Dimeco Childress

Personal information
- Born: August 19, 1980 (age 45) Columbia, Tennessee, U.S.
- Listed height: 6 ft 3 in (1.91 m)
- Listed weight: 175 lb (79 kg)

Career information
- High school: Columbia Central (Columbia, Tennessee)
- College: East Tennessee State (1998–2002)
- NBA draft: 2002: undrafted
- Position: Shooting guard

Career highlights
- SoCon co-Player of the Year (2002); First-team All-SoCon (2002);

= Dimeco Childress =

American former basketball player

Dimeco Childress (born August 19, 1980) is an American former basketball player. He is known for his collegiate career at East Tennessee State University (ETSU) between 1998–99 and 2001–02. During his four years as a Buccaneer he scored 1,287 points and twice led the team in scoring. As a senior in 2001–02 he led the team 17.5 points per game and 75 total assists.
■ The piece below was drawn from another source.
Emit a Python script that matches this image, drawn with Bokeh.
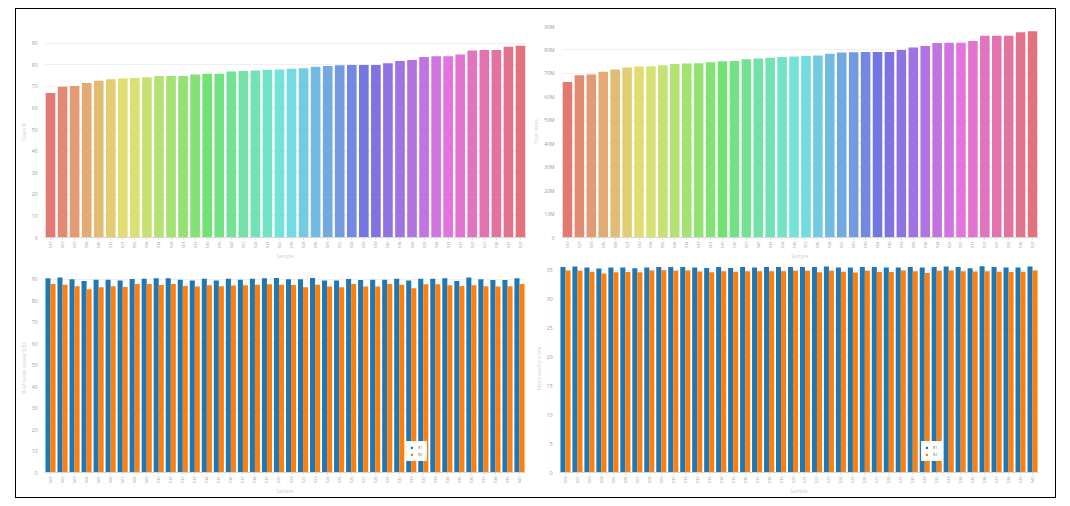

On February 16, 2002 Childress scored a career-high 42 points, good enough for the third-highest single game output in ETSU history. That season, the Buccaneers went 11–5 in Southern Conference (SoCon) play, tying them for first place in the North Division. The SoCon coaches selected Childress as their player of the year; due to the conference's media choosing VMI's Jason Conley as their player of the year, the two players shared the award in 2001–02.

After his college career ended Childress did not get selected in the 2002 NBA draft.